Observe the towel protocol
My slow brain doesn't compute the towel, bedding or crockery protocols, for example. As far as I can ascertain there are three levels, and each level depends on who is using them. There are ones for everyday use, then a guest level and finally the mystical level three, or Defcon 1 as I call it, which is, as far as I can gather, reserved for visiting heads of state and minor deities. When I'm pulled up for some minor infraction of the rules, or for not folding the bedding properly, or storing it in the right drawer, I sulk, then pettily get my own back by telling guests what level they have achieved, and that they are not deemed worthy of the top level.

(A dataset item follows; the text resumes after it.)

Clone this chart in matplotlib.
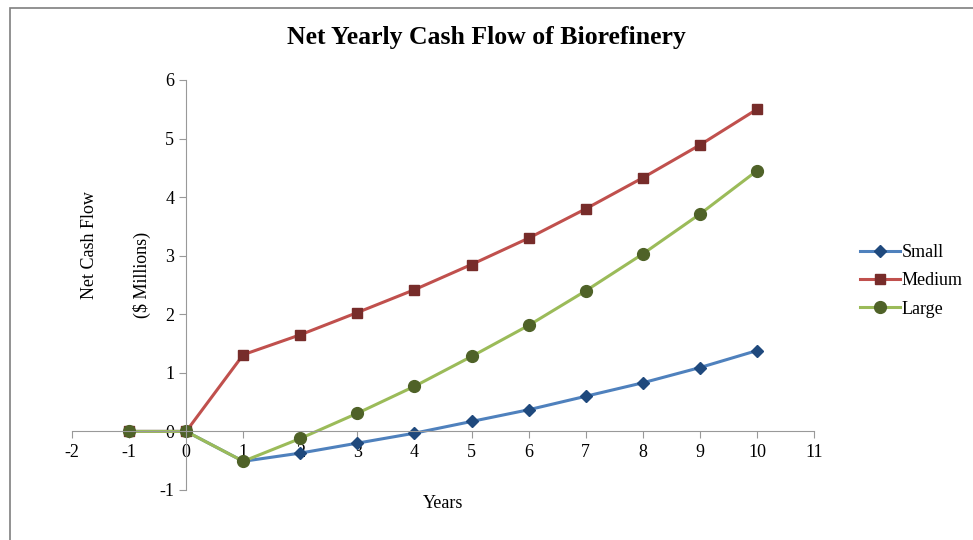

In truth, the towel thing is not a biggie. But that's not the point. I look for things like this to wind me up. Men do; it's our hobby. I enjoy getting angry at other road users, hurling abuse when I'm safely out of eyeline and earshot. It helps me let off steam. And maybe I am a tad too obsessional about the parking in the access road behind my house, often sitting at the desk in my home office, monitoring both the Ring doorbells I've set up to police the area, drunk on omniscience. Often, you can hear me over the Ring equipped with a loudspeaker.
'You can't park there. It's a private road,' I yell at people, who look around confused, trying to find the source of the disembodied voice, before they clamber back inside their vehicles and pootle off to find some other place to obstruct. Delightful.
Revel in the misery
You could argue that now, more than ever, the grumpy man is in ascendance, because the world is currently a dark place. What a time to be alive! I often revel in the misery of it all, doom scrolling at regular intervals through the day, chasing a fix of misery. My best friend is even more miserable than me and we meet monthly to drink beer and dissect the world and all its gloom. Our glasses are neither metaphorically half-full nor half-empty. They're all empty. And chipped.
It is in our nature, so cut us some slack. Celebrate it with us. Gives us a little sympathy. Midlife generally is tough enough for all of us. While men don't go through anything like the profound changes that women have to cope with in the menopause, we do naturally weaken and slow. Hair spouts from our nostrils and ears. It takes a monumental effort to stay fit and healthy so many don't bother. We develop expanding midriffs that spread no matter how many miles we pedal on our expensive bikes, tucked into Lycra that mocks our silhouettes, collecting injuries like trophies.
Happy ever after
Indeed, one of the worst things you can do to feed the male mindset of misery is to pathologise it and label it a syndrome. Because we love to bang on about our ailments and injuries, even though we never go to the doctor. Walk into any gym changing room and I guarantee the first thing you'll hear from any of the older gentlemen will be a moan about a niggle. We wear ripped ligaments and tennis elbows with pride. Meanwhile we have David Beckham in his budgie smugglers and Hugh Jackman's ripped torso as impossible role models to measure up to.
And as for relationships? In mine, we accept each other and our failings. We laugh at ourselves. This, I think, is the key.
And while I'm not a psychologist, if you find yourself stuck with a grumpy man, know that relationships like yours generally follow an arc similar to the Kübler-Ross model of grief. Stage one is denial. 'He can't be that miserable for no reason. Is it something I'm doing?' Then comes anger: 'Why is he so bloody miserable all the time?' Next, bargaining: 'If we watch the Hungarian Grand Prix, will you cheer up?' Then depression: 'This is making me miserable.' Finally, acceptance: 'I tolerate his misery.' Get to that stage and you've got a decent chance of living happily ever after.